**** Given information ****

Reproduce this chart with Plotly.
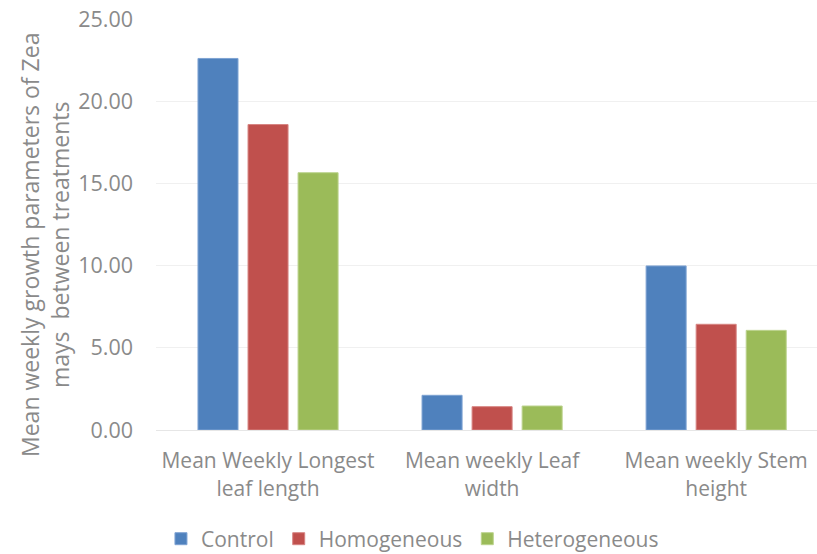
import plotly.graph_objects as go

categories = ["Mean Weekly Longest<br>leaf length", "Mean weekly Leaf<br>width", "Mean weekly Stem<br>height"]
control = [22.60, 2.11, 9.98]
homogeneous = [18.58, 1.42, 6.43]
heterogeneous = [15.65, 1.46, 6.06]
y_ticks = [0, 5, 10, 15, 20, 25]

series = [
    ("Control", control, "#4f81bd", "#7fa3d3"),
    ("Homogeneous", homogeneous, "#c0504d", "#d78583"),
    ("Heterogeneous", heterogeneous, "#9bbb59", "#bcd38e"),
]

fig = go.Figure()
for name, vals, color, edge in series:
    fig.add_trace(go.Bar(
        x=categories, y=vals, name=name,
        marker=dict(color=color, line=dict(color=edge, width=1)),
    ))

font_family = "Open Sans, Liberation Sans, sans-serif"
grey = "#8a8a8a"
fs = 21

fig.update_layout(
    width=817, height=554,
    margin=dict(l=156, r=0, t=19, b=124, autoexpand=False),
    paper_bgcolor="white", plot_bgcolor="white",
    barmode="group", bargap=0.33, bargroupgap=0.2,
    font=dict(family=font_family, size=fs, color=grey),
    showlegend=True,
    legend=dict(
        orientation="h", x=0.388, xanchor="center",
        yref="container", y=0.027, yanchor="middle",
        font=dict(size=fs, color=grey), itemwidth=30, tracegroupgap=0,
    ),
    xaxis=dict(
        range=[-0.5, 2.45], showgrid=False, zeroline=False,
        showline=True, linecolor="#e6e6e6", linewidth=1,
        ticks="", tickfont=dict(size=fs, color=grey), ticklabelstandoff=12,
        automargin=False,
    ),
    yaxis=dict(
        range=[0, 25], tickvals=y_ticks, tickformat=".2f",
        showgrid=True, gridcolor="#f0f0f0", gridwidth=1,
        zeroline=False, showline=False, ticks="",
        tickfont=dict(size=21.5, color=grey), ticklabelstandoff=22,
        automargin=False,
    ),
    annotations=[dict(
        text="Mean weekly growth parameters of Zea<br>mays  between treatments",
        x=-0.168, y=0.45, xref="paper", yref="paper",
        xanchor="center", yanchor="middle", textangle=-90, showarrow=False,
        font=dict(size=23, color=grey, family=font_family),
    )],
)

fig.write_html("out.html")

****

» **Instructions for the task**:
Every line should be retyped exactly, with the pictures omitted.

» **Response below**:
Reproduce this chart with Plotly.
import plotly.graph_objects as go

categories = ["Mean Weekly Longest<br>leaf length", "Mean weekly Leaf<br>width", "Mean weekly Stem<br>height"]
control = [22.60, 2.11, 9.98]
homogeneous = [18.58, 1.42, 6.43]
heterogeneous = [15.65, 1.46, 6.06]
y_ticks = [0, 5, 10, 15, 20, 25]

series = [
    ("Control", control, "#4f81bd", "#7fa3d3"),
    ("Homogeneous", homogeneous, "#c0504d", "#d78583"),
    ("Heterogeneous", heterogeneous, "#9bbb59", "#bcd38e"),
]

fig = go.Figure()
for name, vals, color, edge in series:
    fig.add_trace(go.Bar(
        x=categories, y=vals, name=name,
        marker=dict(color=color, line=dict(color=edge, width=1)),
    ))

font_family = "Open Sans, Liberation Sans, sans-serif"
grey = "#8a8a8a"
fs = 21

fig.update_layout(
    width=817, height=554,
    margin=dict(l=156, r=0, t=19, b=124, autoexpand=False),
    paper_bgcolor="white", plot_bgcolor="white",
    barmode="group", bargap=0.33, bargroupgap=0.2,
    font=dict(family=font_family, size=fs, color=grey),
    showlegend=True,
    legend=dict(
        orientation="h", x=0.388, xanchor="center",
        yref="container", y=0.027, yanchor="middle",
        font=dict(size=fs, color=grey), itemwidth=30, tracegroupgap=0,
    ),
    xaxis=dict(
        range=[-0.5, 2.45], showgrid=False, zeroline=False,
        showline=True, linecolor="#e6e6e6", linewidth=1,
        ticks="", tickfont=dict(size=fs, color=grey), ticklabelstandoff=12,
        automargin=False,
    ),
    yaxis=dict(
        range=[0, 25], tickvals=y_ticks, tickformat=".2f",
        showgrid=True, gridcolor="#f0f0f0", gridwidth=1,
        zeroline=False, showline=False, ticks="",
        tickfont=dict(size=21.5, color=grey), ticklabelstandoff=22,
        automargin=False,
    ),
    annotations=[dict(
        text="Mean weekly growth parameters of Zea<br>mays  between treatments",
        x=-0.168, y=0.45, xref="paper", yref="paper",
        xanchor="center", yanchor="middle", textangle=-90, showarrow=False,
        font=dict(size=23, color=grey, family=font_family),
    )],
)

fig.write_html("out.html")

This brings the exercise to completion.